- Set exercise -
Stop after the line with "const barLabelNames = ['Supplemental\nGrant', 'Base": repeat exactly every line before it, beginning with the first, and that line itself.

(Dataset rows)
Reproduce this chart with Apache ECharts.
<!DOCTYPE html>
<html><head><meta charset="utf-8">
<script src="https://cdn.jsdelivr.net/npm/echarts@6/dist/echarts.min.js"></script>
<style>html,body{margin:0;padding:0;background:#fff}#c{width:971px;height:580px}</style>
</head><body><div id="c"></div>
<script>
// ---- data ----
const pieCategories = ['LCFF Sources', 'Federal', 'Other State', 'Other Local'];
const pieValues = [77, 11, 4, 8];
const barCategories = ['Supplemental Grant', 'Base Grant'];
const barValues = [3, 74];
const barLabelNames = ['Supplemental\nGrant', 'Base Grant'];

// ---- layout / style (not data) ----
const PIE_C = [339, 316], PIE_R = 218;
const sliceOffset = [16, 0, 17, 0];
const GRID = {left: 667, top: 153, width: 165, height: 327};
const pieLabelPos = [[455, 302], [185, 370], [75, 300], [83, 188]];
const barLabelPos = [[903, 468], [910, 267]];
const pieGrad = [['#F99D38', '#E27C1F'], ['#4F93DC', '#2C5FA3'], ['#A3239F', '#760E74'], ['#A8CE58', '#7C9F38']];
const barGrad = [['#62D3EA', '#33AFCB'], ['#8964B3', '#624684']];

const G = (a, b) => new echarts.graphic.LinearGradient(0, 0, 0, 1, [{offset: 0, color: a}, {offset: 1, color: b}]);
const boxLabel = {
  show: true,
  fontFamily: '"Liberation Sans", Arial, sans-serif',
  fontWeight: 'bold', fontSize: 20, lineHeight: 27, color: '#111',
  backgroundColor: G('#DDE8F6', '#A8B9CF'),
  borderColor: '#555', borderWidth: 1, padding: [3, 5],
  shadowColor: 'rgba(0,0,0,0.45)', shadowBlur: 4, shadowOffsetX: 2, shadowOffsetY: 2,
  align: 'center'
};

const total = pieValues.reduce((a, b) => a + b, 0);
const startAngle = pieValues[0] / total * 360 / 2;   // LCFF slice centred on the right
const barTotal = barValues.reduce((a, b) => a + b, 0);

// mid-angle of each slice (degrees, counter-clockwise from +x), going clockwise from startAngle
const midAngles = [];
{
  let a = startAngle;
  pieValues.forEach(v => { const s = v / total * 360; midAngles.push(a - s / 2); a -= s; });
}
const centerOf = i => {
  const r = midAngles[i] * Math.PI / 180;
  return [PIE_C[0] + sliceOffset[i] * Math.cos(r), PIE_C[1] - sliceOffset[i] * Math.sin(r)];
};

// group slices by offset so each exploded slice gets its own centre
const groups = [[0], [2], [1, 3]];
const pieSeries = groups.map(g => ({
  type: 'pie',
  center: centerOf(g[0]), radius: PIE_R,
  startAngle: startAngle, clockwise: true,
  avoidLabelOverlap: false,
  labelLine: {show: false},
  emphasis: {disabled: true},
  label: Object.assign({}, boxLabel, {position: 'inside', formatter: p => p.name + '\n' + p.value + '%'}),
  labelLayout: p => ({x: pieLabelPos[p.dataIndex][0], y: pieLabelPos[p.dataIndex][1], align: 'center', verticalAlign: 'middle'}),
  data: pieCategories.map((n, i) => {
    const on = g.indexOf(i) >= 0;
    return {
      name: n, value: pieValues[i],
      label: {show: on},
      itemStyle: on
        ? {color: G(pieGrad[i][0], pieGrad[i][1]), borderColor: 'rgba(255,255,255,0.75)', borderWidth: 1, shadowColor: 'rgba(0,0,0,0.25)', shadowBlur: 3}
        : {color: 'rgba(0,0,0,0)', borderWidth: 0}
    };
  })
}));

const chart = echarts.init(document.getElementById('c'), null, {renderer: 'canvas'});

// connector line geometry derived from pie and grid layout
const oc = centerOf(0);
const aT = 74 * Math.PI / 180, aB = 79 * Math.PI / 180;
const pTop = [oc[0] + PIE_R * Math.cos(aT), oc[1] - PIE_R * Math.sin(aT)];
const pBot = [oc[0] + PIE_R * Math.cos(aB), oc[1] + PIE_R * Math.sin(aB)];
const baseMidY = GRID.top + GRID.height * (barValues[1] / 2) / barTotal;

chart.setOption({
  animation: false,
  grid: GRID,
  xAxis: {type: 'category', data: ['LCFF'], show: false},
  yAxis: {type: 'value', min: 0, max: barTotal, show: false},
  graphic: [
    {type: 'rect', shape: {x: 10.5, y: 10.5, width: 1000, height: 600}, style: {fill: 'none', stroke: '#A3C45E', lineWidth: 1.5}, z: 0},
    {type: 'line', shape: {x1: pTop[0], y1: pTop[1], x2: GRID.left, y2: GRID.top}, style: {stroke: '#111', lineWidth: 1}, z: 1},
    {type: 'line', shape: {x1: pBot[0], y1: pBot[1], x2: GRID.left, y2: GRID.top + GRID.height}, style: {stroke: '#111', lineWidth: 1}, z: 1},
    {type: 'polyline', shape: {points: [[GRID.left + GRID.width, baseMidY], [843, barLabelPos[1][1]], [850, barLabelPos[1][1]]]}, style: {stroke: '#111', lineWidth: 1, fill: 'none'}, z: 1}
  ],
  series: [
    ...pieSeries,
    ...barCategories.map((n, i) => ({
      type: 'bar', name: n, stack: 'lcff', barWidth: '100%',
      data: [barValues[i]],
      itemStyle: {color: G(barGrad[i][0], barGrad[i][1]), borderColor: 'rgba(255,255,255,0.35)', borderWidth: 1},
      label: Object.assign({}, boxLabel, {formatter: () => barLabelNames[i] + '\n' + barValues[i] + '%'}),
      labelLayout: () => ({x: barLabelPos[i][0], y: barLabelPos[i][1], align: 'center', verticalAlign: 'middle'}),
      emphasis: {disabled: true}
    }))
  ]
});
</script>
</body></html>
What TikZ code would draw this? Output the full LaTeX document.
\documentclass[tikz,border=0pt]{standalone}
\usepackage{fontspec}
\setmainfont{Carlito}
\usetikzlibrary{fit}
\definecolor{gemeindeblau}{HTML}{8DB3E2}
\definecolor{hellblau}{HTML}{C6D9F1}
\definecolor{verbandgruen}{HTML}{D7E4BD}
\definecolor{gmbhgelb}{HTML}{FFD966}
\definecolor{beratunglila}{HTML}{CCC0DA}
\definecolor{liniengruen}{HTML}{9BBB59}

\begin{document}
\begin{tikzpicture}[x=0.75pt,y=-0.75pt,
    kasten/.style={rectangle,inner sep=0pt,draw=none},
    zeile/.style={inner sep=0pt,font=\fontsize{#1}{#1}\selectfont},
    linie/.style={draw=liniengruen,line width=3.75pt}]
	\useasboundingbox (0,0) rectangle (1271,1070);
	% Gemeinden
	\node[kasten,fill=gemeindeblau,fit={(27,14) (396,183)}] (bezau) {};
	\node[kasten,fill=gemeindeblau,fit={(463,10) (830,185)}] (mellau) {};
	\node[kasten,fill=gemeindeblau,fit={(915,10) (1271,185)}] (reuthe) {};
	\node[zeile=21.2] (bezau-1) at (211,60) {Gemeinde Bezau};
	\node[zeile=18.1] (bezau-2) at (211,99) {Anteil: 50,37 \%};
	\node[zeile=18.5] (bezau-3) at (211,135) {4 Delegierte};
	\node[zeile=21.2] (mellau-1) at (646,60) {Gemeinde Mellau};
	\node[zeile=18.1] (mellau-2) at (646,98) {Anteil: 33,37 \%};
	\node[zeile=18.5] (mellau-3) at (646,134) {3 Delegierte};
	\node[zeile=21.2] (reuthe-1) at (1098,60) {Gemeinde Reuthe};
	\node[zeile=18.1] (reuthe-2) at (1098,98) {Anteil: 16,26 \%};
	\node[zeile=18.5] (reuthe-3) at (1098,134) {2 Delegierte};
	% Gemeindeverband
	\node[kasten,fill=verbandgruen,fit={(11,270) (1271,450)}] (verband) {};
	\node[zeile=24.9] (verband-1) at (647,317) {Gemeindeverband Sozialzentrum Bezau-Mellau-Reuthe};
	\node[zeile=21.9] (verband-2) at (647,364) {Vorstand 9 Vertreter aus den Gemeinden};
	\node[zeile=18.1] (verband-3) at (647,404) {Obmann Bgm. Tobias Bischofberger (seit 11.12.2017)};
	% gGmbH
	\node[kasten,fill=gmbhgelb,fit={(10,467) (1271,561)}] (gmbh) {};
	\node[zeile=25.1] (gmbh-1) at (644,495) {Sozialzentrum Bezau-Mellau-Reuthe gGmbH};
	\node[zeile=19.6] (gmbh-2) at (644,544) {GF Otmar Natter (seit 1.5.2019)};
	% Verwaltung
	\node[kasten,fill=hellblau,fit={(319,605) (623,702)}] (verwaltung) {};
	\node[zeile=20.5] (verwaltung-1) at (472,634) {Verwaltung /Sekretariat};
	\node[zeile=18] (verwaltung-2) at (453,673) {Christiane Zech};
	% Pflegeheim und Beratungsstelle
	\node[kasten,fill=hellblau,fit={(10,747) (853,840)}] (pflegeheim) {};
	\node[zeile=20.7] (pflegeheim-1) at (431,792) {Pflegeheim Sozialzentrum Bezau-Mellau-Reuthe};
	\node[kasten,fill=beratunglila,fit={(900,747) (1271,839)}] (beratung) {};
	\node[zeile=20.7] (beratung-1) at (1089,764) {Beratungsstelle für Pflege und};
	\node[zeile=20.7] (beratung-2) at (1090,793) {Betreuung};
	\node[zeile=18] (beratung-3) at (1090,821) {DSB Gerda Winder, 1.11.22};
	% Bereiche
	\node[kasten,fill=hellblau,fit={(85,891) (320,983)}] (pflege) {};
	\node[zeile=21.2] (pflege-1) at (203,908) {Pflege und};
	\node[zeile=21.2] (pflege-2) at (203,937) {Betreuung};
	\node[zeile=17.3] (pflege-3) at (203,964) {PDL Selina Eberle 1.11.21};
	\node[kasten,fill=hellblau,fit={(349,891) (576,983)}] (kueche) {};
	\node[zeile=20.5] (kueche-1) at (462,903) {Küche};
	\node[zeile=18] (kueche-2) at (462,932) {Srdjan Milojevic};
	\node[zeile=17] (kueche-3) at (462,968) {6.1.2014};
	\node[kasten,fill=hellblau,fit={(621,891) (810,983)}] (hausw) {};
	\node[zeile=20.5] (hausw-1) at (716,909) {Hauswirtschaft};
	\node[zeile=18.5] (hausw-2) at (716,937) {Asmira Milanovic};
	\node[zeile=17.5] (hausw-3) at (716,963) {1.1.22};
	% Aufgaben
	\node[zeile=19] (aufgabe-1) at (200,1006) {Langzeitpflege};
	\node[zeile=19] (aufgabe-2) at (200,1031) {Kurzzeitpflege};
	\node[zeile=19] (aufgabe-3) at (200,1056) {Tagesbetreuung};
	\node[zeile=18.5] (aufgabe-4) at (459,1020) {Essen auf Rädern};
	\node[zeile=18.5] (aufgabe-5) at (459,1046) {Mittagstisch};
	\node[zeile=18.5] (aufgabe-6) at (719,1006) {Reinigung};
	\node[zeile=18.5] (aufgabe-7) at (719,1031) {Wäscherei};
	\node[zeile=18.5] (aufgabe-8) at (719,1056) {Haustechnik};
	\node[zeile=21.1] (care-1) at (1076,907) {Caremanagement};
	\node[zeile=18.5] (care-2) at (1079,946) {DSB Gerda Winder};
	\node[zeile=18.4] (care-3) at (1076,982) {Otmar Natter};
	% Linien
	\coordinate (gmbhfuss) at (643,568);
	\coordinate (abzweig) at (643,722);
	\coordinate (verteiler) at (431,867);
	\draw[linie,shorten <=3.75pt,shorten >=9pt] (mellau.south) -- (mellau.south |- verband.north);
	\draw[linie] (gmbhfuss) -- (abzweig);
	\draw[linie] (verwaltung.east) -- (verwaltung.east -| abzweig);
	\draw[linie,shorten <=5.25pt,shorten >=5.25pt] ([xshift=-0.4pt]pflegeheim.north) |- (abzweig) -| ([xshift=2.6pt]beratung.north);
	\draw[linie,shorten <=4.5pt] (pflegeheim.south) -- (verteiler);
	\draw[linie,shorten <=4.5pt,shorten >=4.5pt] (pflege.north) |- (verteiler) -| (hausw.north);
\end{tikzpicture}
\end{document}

- Final result -
Reproduce this chart with Apache ECharts.
<!DOCTYPE html>
<html><head><meta charset="utf-8">
<script src="https://cdn.jsdelivr.net/npm/echarts@6/dist/echarts.min.js"></script>
<style>html,body{margin:0;padding:0;background:#fff}#c{width:971px;height:580px}</style>
</head><body><div id="c"></div>
<script>
// ---- data ----
const pieCategories = ['LCFF Sources', 'Federal', 'Other State', 'Other Local'];
const pieValues = [77, 11, 4, 8];
const barCategories = ['Supplemental Grant', 'Base Grant'];
const barValues = [3, 74];
const barLabelNames = ['Supplemental\nGrant', 'Base Grant'];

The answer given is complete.